Yes, that's bacon you smell near Wrigley Field

Yes, that's bacon you smell near Wrigley Field

Okay, this might actually bring me out to Wrigleyville. The Kraft Foods "Big Noodle" statue just outside Wrigley Field has a new addition: bacon. Designed to look like it's now topped with pieces of bacon, the noodle will release a bacon scent into the air every  10 to 15 minutes during game days. Bystanders within a 10- to 15-foot radius can get a whiff from now until October 31. Why the sudden pork interest? The addition is promoting the company's new Homestyle Sharp Cheddar and Bacon macaroni and cheese.

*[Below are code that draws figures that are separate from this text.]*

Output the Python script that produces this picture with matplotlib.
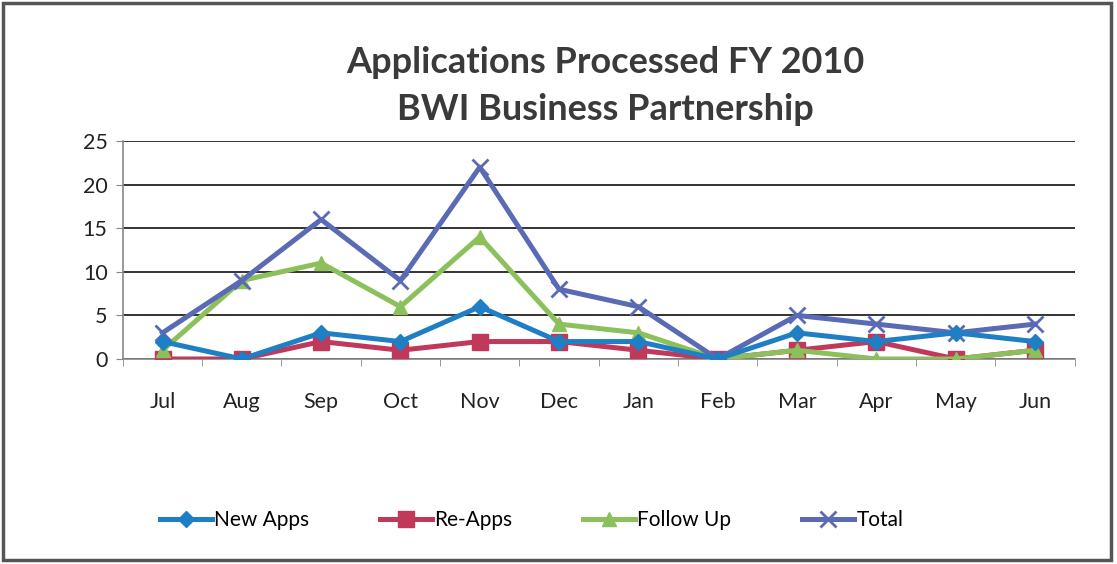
import matplotlib
matplotlib.use('Agg')
import matplotlib.pyplot as plt
from matplotlib.patches import Rectangle
import numpy as np

# Monthly counts, FY 2010
months = ['Jul', 'Aug', 'Sep', 'Oct', 'Nov', 'Dec', 'Jan', 'Feb', 'Mar', 'Apr', 'May', 'Jun']
new_apps = [2, 0, 3, 2, 6, 2, 2, 0, 3, 2, 3, 2]
re_apps = [0, 0, 2, 1, 2, 2, 1, 0, 1, 2, 0, 1]
follow_up = [1, 9, 11, 6, 14, 4, 3, 0, 1, 0, 0, 1]
total = [3, 9, 16, 9, 22, 8, 6, 0, 5, 4, 3, 4]

plt.rcParams['font.family'] = ['Lato', 'DejaVu Sans']

fig = plt.figure(figsize=(11.17, 5.64), dpi=100)
ax = fig.add_axes([0.110, 0.3635, 0.852, 0.3865])

x = np.arange(len(months))
ax.plot(x, new_apps, color='#1f7fc4', lw=3.6, marker='D', ms=8, label='New Apps', zorder=4)
ax.plot(x, re_apps, color='#c0385a', lw=3.6, marker='s', ms=11.5, label='Re-Apps', zorder=3)
ax.plot(x, follow_up, color='#8cc05a', lw=3.6, marker='^', ms=10, label='Follow Up', zorder=3)
ax.plot(x, total, color='#5a6ab4', lw=3.6, marker='x', ms=12, mew=2, label='Total', zorder=3)

ax.set_xlim(-0.5, len(months) - 0.5)
ax.set_ylim(0, 25)
ax.set_yticks(range(0, 26, 5))
ax.set_xticks(x)
ax.set_xticklabels(months)
ax.set_xticks(np.arange(-0.5, len(months), 1), minor=True)
ax.tick_params(axis='x', which='major', length=0, pad=24, labelsize=15.5, colors='#222222')
ax.tick_params(axis='x', which='minor', length=5, color='#888888', direction='out')
ax.tick_params(axis='y', length=5, color='#888888', labelsize=15.5, labelcolor='#222222', pad=6)
ax.grid(axis='y', color='#111111', lw=1.2)
ax.set_axisbelow(True)
for s in ['top', 'right']:
    ax.spines[s].set_visible(False)
ax.spines['left'].set_color('#888888')
ax.spines['bottom'].set_color('#888888')
ax.spines['left'].set_linewidth(1.2)
ax.spines['bottom'].set_linewidth(1.2)

fig.text(0.542, 0.889, 'Applications Processed FY 2010', ha='center', va='center',
         fontsize=26, fontweight='bold', color='#3a3a3a')
fig.text(0.542, 0.805, 'BWI Business Partnership', ha='center', va='center',
         fontsize=26, fontweight='bold', color='#3a3a3a')

fig.legend(loc='center', bbox_to_anchor=(0.476, 0.078), ncol=4, frameon=False,
           fontsize=15, handlelength=2.5, handletextpad=0.1, columnspacing=3.4)

fig.patches.append(Rectangle((0.003, 0.007), 0.992, 0.988, transform=fig.transFigure,
                             fill=False, edgecolor='#555555', lw=2.5))

fig.savefig('out.png', dpi=100)
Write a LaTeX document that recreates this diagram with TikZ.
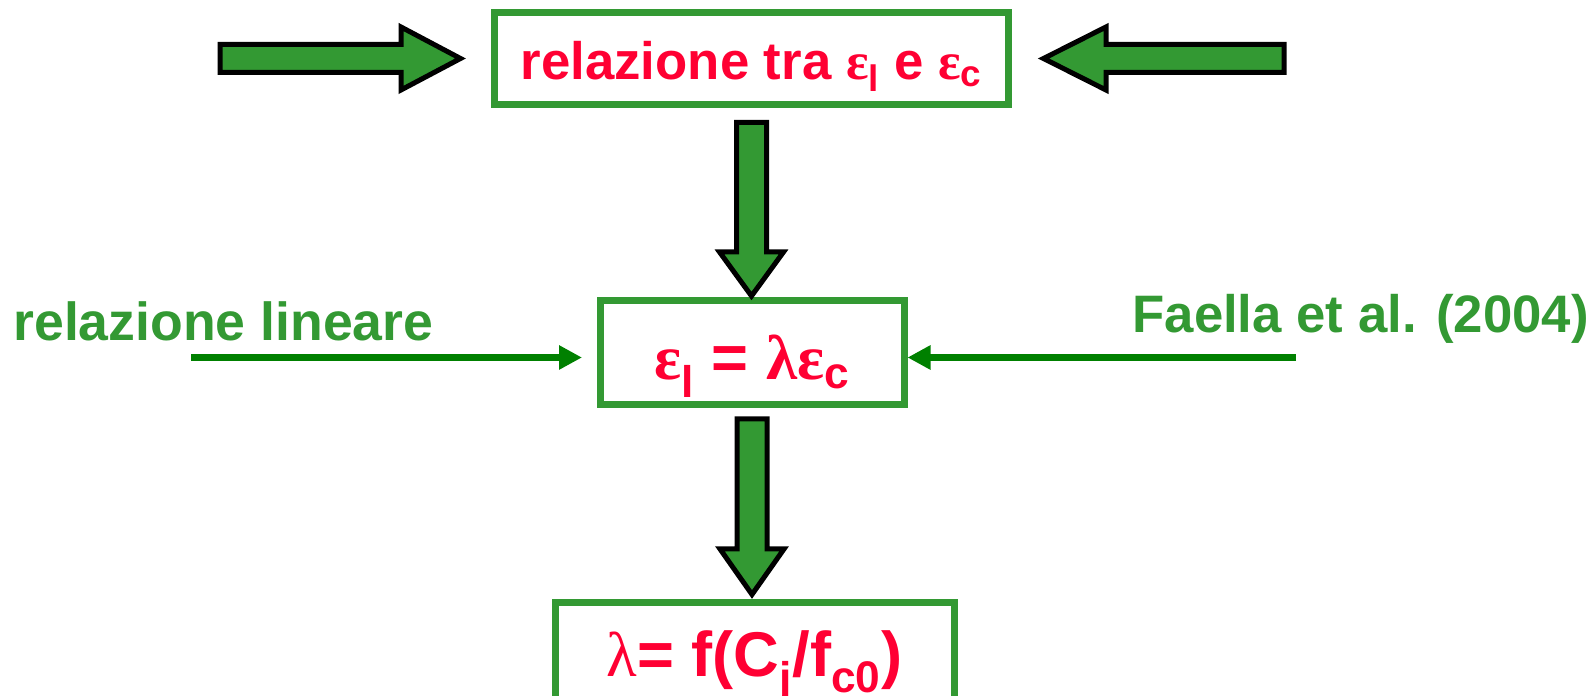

I love weird stunts like this, and it got me thinking of the other random pop-ups we've seen around the city over the years. The topic of this week's "Did You Know, Chicago?" is odd public art.

In 1999, fiberglass cow sculptures took over Chicago. We got the idea from a similar event that happened in Switzerland the year before, and after Chicago did it cities around the world had their own "Cows on Parade." Basically, local artists, architects, etc. created designs and outfits for 300 life-sized bovines around the city. They were placed in many touristy areas and caused a lot of excitement.

Back in 2007, a very cool Cows on Parade-like exhibit designed to increase awareness about global warming debuted in Chicago. "Cool Globes: Hot Ideas for a Cooler Planet” featured 125 five-foot-diameter globes decorated with solutions to global warming. Each globe's concept was designed by local and international artists and placed along the lakefront and/or Michigan Avenue.

I think we've all seen the horrid Marilyn Monroe statue in Pioneer Plaza. Not only does it look nothing like her, but I'm getting really tired of watching tourists pose between her legs. I have however enjoyed the other statues that have gone up in the plaza, and I didn't realize they were designed by the same person. Seward Johnson created the American Gothic statue and, my favorite, King Lear statue that have appeared in the last few years. Like them or hate them, these pieces are very interesting.